## TASK PROMPT
Copy each line below that contains "this".

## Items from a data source
----

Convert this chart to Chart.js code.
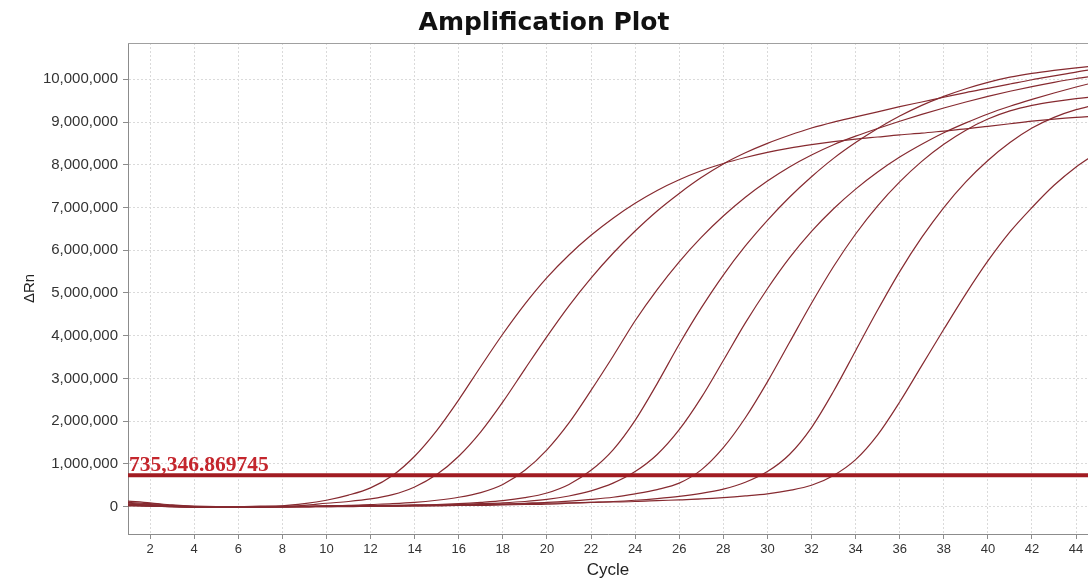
<!DOCTYPE html>
<html>
<head>
<meta charset="utf-8">
<title>Amplification Plot</title>
<script src="https://cdn.jsdelivr.net/npm/chart.js@4.4.1/dist/chart.umd.min.js"></script>
<style>
  html, body { margin: 0; padding: 0; background: #fff; overflow: hidden; }
</style>
</head>
<body>
<canvas id="ampChart" width="1088" height="583"></canvas>
<script>
// Cycle numbers and axis ticks
const cycles = [1, 2, 3, 4, 5, 6, 7, 8, 9, 10, 11, 12, 13, 14, 15, 16, 17, 18, 19, 20, 21, 22, 23,
  24, 25, 26, 27, 28, 29, 30, 31, 32, 33, 34, 35, 36, 37, 38, 39, 40, 41, 42, 43, 44, 45];
const xTicks = [2, 4, 6, 8, 10, 12, 14, 16, 18, 20, 22, 24, 26, 28, 30, 32, 34, 36, 38, 40, 42, 44];
const yTicks = [0, 1000000, 2000000, 3000000, 4000000, 5000000, 6000000, 7000000, 8000000, 9000000, 10000000];
const threshold = 735346.869745;

// Delta Rn per well, in millions
const well1 = [0.13, 0.09, 0.04, 0.01, 0.00, 0.00, 0.01, 0.02, 0.07, 0.15, 0.27, 0.44, 0.73, 1.18, 1.78,
  2.50, 3.28, 4.04, 4.74, 5.36, 5.89, 6.35, 6.75, 7.10, 7.40, 7.65, 7.86, 8.03, 8.17, 8.29,
  8.39, 8.47, 8.54, 8.60, 8.65, 8.70, 8.74, 8.79, 8.84, 8.90, 8.96, 9.02, 9.07, 9.11, 9.14];
const well2 = [0.10, 0.07, 0.03, 0.00, -0.01, 0.00, 0.00, 0.01, 0.03, 0.08, 0.12, 0.18, 0.28, 0.46, 0.75,
  1.18, 1.75, 2.45, 3.22, 3.98, 4.70, 5.35, 5.93, 6.45, 6.92, 7.33, 7.70, 8.02, 8.28, 8.50,
  8.69, 8.86, 9.00, 9.12, 9.24, 9.36, 9.47, 9.58, 9.69, 9.79, 9.89, 9.99, 10.08, 10.17, 10.25];
const well3 = [0.08, 0.05, 0.02, 0.00, -0.01, -0.01, 0.00, 0.00, 0.01, 0.02, 0.03, 0.05, 0.07, 0.10, 0.15,
  0.22, 0.33, 0.52, 0.85, 1.33, 1.96, 2.72, 3.52, 4.35, 5.08, 5.73, 6.30, 6.80, 7.24, 7.62,
  7.95, 8.23, 8.47, 8.67, 8.85, 9.02, 9.18, 9.33, 9.47, 9.60, 9.72, 9.83, 9.93, 10.02, 10.09];
const well4 = [0.06, 0.04, 0.01, -0.01, -0.01, -0.01, 0.00, 0.00, 0.00, 0.01, 0.01, 0.02, 0.03, 0.04, 0.05,
  0.07, 0.10, 0.14, 0.21, 0.32, 0.52, 0.85, 1.33, 2.02, 2.88, 3.80, 4.65, 5.42, 6.10, 6.70,
  7.24, 7.72, 8.15, 8.52, 8.85, 9.14, 9.39, 9.60, 9.78, 9.93, 10.05, 10.14, 10.21, 10.27, 10.32];
const well5 = [0.05, 0.03, 0.01, 0.00, -0.01, -0.01, -0.01, 0.00, 0.00, 0.01, 0.01, 0.02, 0.02, 0.03, 0.04,
  0.05, 0.07, 0.09, 0.12, 0.17, 0.25, 0.37, 0.55, 0.82, 1.22, 1.80, 2.55, 3.42, 4.30, 5.10,
  5.82, 6.44, 6.97, 7.43, 7.83, 8.18, 8.48, 8.75, 8.98, 9.19, 9.37, 9.53, 9.68, 9.82, 9.95];
const well6 = [0.04, 0.02, 0.00, -0.01, -0.01, -0.01, -0.01, 0.00, 0.00, 0.00, 0.01, 0.01, 0.02, 0.02, 0.03,
  0.04, 0.05, 0.06, 0.08, 0.10, 0.13, 0.17, 0.22, 0.30, 0.40, 0.55, 0.86, 1.38, 2.08, 2.92,
  3.84, 4.76, 5.62, 6.38, 7.04, 7.60, 8.08, 8.48, 8.81, 9.07, 9.26, 9.39, 9.48, 9.55, 9.60];
const well7 = [0.03, 0.01, 0.00, -0.01, -0.02, -0.02, -0.01, -0.01, 0.00, 0.00, 0.00, 0.01, 0.01, 0.02, 0.02,
  0.03, 0.03, 0.04, 0.05, 0.06, 0.08, 0.10, 0.12, 0.15, 0.19, 0.24, 0.31, 0.41, 0.57, 0.82,
  1.22, 1.85, 2.70, 3.65, 4.60, 5.50, 6.30, 7.00, 7.60, 8.10, 8.52, 8.86, 9.11, 9.29, 9.42];
const well8 = [0.02, 0.01, 0.00, -0.01, -0.01, -0.01, -0.01, 0.00, 0.00, 0.01, 0.01, 0.02, 0.02, 0.03, 0.03,
  0.04, 0.05, 0.06, 0.07, 0.08, 0.09, 0.10, 0.11, 0.12, 0.14, 0.16, 0.18, 0.21, 0.25, 0.30,
  0.38, 0.50, 0.73, 1.10, 1.68, 2.45, 3.30, 4.15, 4.98, 5.75, 6.43, 7.00, 7.52, 7.95, 8.30];

const wells = [well1, well2, well3, well4, well5, well6, well7, well8];

const CURVE_COLOR = '#862a30';
const THRESH_COLOR = '#a11c22';

const toPoints = vals => vals.map((v, i) => ({ x: cycles[i], y: v * 1e6 }));

// threshold first so it sits on top of the curves
const datasets = [{
  label: 'Threshold',
  data: cycles.map(c => ({ x: c, y: threshold })),
  borderColor: THRESH_COLOR,
  borderWidth: 4,
  pointRadius: 0
}].concat(wells.map((w, i) => ({
  label: 'Well ' + (i + 1),
  data: toPoints(w),
  borderColor: CURVE_COLOR,
  borderWidth: 1.2,
  pointRadius: 0,
  cubicInterpolationMode: 'monotone'
})));

// frame top edge + threshold value text
const framePlugin = {
  id: 'frame',
  afterDatasetsDraw(chart) {
    const { ctx, chartArea: a, scales } = chart;
    ctx.save();
    ctx.strokeStyle = '#a0a0a0';
    ctx.lineWidth = 1;
    ctx.beginPath();
    ctx.moveTo(a.left, a.top + 0.5);
    ctx.lineTo(a.right, a.top + 0.5);
    ctx.stroke();

    const y = scales.y.getPixelForValue(threshold);
    ctx.font = 'bold 21.5px "Liberation Serif", "Times New Roman", serif';
    ctx.fillStyle = '#c4262d';
    ctx.textBaseline = 'alphabetic';
    ctx.fillText(threshold.toLocaleString('en-US', { maximumFractionDigits: 6 }), a.left + 1, y - 4);
    ctx.restore();
  }
};

new Chart(document.getElementById('ampChart'), {
  type: 'line',
  data: { datasets },
  plugins: [framePlugin],
  options: {
    responsive: false,
    animation: false,
    devicePixelRatio: 1,
    layout: { padding: 0 },
    plugins: {
      legend: { display: false },
      tooltip: { enabled: false },
      title: {
        display: true,
        text: 'Amplification Plot',
        color: '#111',
        font: { family: '"DejaVu Sans", Verdana, sans-serif', size: 25, weight: 'bold' },
        padding: { top: 8, bottom: 5 }
      }
    },
    scales: {
      x: {
        type: 'linear',
        min: 1,
        max: 44.54,
        afterBuildTicks: s => { s.ticks = xTicks.map(v => ({ value: v })); },
        afterFit: s => { s.height = 49; },
        ticks: {
          color: '#333',
          font: { family: '"Liberation Sans", Arial, sans-serif', size: 13 },
          padding: 3,
          maxRotation: 0
        },
        grid: { color: '#dadada', tickLength: 5, tickColor: '#8c8c8c' },
        border: { color: '#8c8c8c', dash: [2, 2] },
        title: {
          display: true,
          text: 'Cycle',
          color: '#222',
          font: { family: '"Liberation Sans", Arial, sans-serif', size: 17 },
          padding: { top: 0, bottom: 2 }
        }
      },
      y: {
        type: 'linear',
        min: -640000,
        max: 10850000,
        afterBuildTicks: s => { s.ticks = yTicks.map(v => ({ value: v })); },
        afterFit: s => { s.width = 128; },
        ticks: {
          color: '#333',
          font: { family: '"Liberation Sans", Arial, sans-serif', size: 15 },
          padding: 5,
          callback: v => v.toLocaleString('en-US')
        },
        grid: { color: '#dadada', tickLength: 5, tickColor: '#8c8c8c' },
        border: { color: '#8c8c8c', dash: [2, 2] },
        title: {
          display: true,
          text: 'ΔRn',
          color: '#222',
          font: { family: '"Liberation Sans", Arial, sans-serif', size: 15 },
          padding: { top: 21, bottom: 0 }
        }
      }
    }
  }
});
</script>
</body>
</html>
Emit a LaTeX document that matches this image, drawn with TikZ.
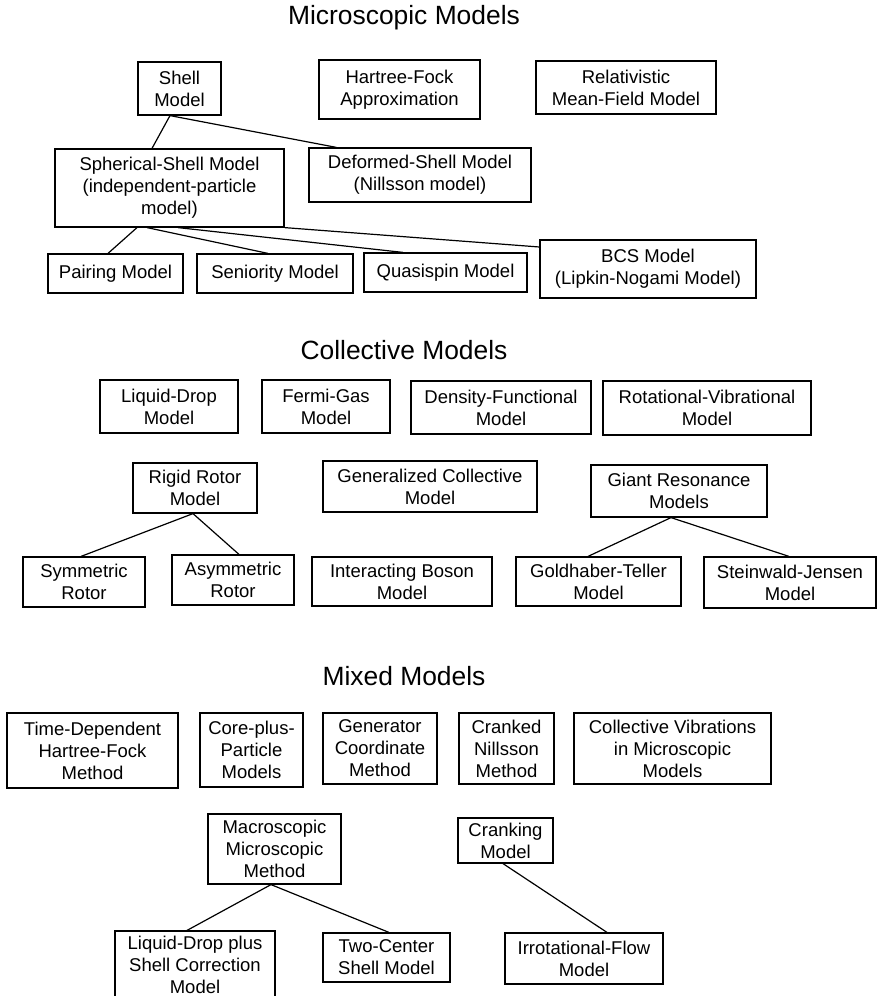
\documentclass[tikz,border=0pt]{standalone}
\usepackage{fontspec}
\setmainfont{Liberation Sans}
\begin{document}
\begin{tikzpicture}[x=1pt,y=-1pt,
  box/.style={draw, line width=1.2pt, align=center, inner sep=0pt,
    font=\fontsize{18.5}{22}\selectfont},
  bx/.style 2 args={box, minimum width=#1pt, minimum height=#2pt},
  conn/.style={line width=1.2pt},
  ttl/.style={font=\fontsize{26.4}{30}\selectfont, inner sep=0pt}]
\useasboundingbox (0,0) rectangle (877,996);
% ---------- Microscopic ----------
\node[ttl] (t1) at (404,18) {Microscopic Models};
\node[bx={83}{53}] (shell) at (179.5,88.5) {Shell\\Model};
\node[bx={161}{59}] (hf) at (399.5,89.5) {Hartree-Fock\\Approximation};
\node[bx={180}{53}] (rmf) at (626,87.5) {Relativistic\\Mean-Field Model};
\node[bx={229}{78}] (sph) at (169.5,188) {Spherical-Shell Model\\(independent-particle\\model)};
\node[bx={222}{54}] (def) at (420,175) {Deformed-Shell Model\\(Nillsson model)};
\node[bx={135}{39}] (pair) at (115.5,273.5) {Pairing Model};
\node[bx={156}{39}] (sen) at (275,273.5) {Seniority Model};
\node[bx={163}{39}] (qsp) at (445.5,272.5) {Quasispin Model};
\node[bx={216}{58}] (bcs) at (648,269) {BCS Model\\(Lipkin-Nogami Model)};
\draw[conn] ([xshift=-9.5pt]shell.south) -- ([xshift=-17.5pt]sph.north);
\draw[conn] ([xshift=-9.5pt]shell.south) -- ([xshift=28pt]def.north west);
\draw[conn] ([xshift=-32.5pt]sph.south) -- ([xshift=-7.5pt]pair.north);
\draw[conn] ([xshift=-22.5pt]sph.south) -- ([xshift=-7pt]sen.north);
\draw[conn] ([xshift=8.5pt]sph.south) -- ([xshift=-42.5pt]qsp.north);
\draw[conn] (sph.south east) -- ([yshift=22pt]bcs.west);
% ---------- Collective ----------
\node[ttl] (t2) at (404,350) {Collective Models};
\node[bx={138}{53}] (ld) at (169,406.5) {Liquid-Drop\\Model};
\node[bx={128}{53}] (fg) at (326,406.5) {Fermi-Gas\\Model};
\node[bx={180}{53}] (dfm) at (501,407.5) {Density-Functional\\Model};
\node[bx={208}{54}] (rv) at (707,408) {Rotational-Vibrational\\Model};
\node[bx={124}{50}] (rr) at (195,488) {Rigid Rotor\\Model};
\node[bx={214}{51}] (gcm) at (430,486.5) {Generalized Collective\\Model};
\node[bx={176}{52}] (grm) at (679,491) {Giant Resonance\\Models};
\node[bx={122}{50}] (sym) at (84,582) {Symmetric\\Rotor};
\node[bx={122}{50}] (asym) at (233,580) {Asymmetric\\Rotor};
\node[bx={180}{49}] (ibm) at (402,581.5) {Interacting Boson\\Model};
\node[bx={165}{49}] (gt) at (598.5,581.5) {Goldhaber-Teller\\Model};
\node[bx={172}{51}] (sj) at (790,582.5) {Steinwald-Jensen\\Model};
\draw[conn] ([xshift=-2pt]rr.south) -- ([xshift=-3pt]sym.north);
\draw[conn] ([xshift=-2pt]rr.south) -- ([xshift=6pt]asym.north);
\draw[conn] ([xshift=-8pt]grm.south) -- ([xshift=-10.5pt]gt.north);
\draw[conn] ([xshift=-8pt]grm.south) -- ([xshift=-1pt]sj.north);
% ---------- Mixed ----------
\node[ttl] (t3) at (404,676) {Mixed Models};
\node[bx={171}{75}] (tdhf) at (92.5,750.5) {Time-Dependent\\Hartree-Fock\\Method};
\node[bx={103}{74}] (cpp) at (251.5,750) {Core-plus-\\Particle\\Models};
\node[bx={114}{71}] (gcmm) at (380,748.5) {Generator\\Coordinate\\Method};
\node[bx={95}{71}] (cnm) at (506.5,748.5) {Cranked\\Nillsson\\Method};
\node[bx={197}{71}] (cvm) at (672.5,748.5) {Collective Vibrations\\in Microscopic\\Models};
\node[bx={133}{70}] (mmm) at (274.5,849) {Macroscopic\\Microscopic\\Method};
\node[bx={95}{45}] (crm) at (505.5,840.5) {Cranking\\Model};
\node[bx={160}{68}] (ldp) at (195,965) {Liquid-Drop plus\\Shell Correction\\Model};
\node[bx={127}{49}] (tcs) at (386.5,957.5) {Two-Center\\Shell Model};
\node[bx={158}{51}] (irf) at (584,958.5) {Irrotational-Flow\\Model};
\draw[conn] ([xshift=-3.5pt]mmm.south) -- ([xshift=-8pt]ldp.north);
\draw[conn] ([xshift=-3.5pt]mmm.south) -- ([xshift=2.5pt]tcs.north);
\draw[conn] ([xshift=-2.5pt]crm.south) -- ([xshift=23pt]irf.north);
\end{tikzpicture}
\end{document}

----

## FINISHED TASK
Convert this chart to Chart.js code.
Emit a LaTeX document that matches this image, drawn with TikZ.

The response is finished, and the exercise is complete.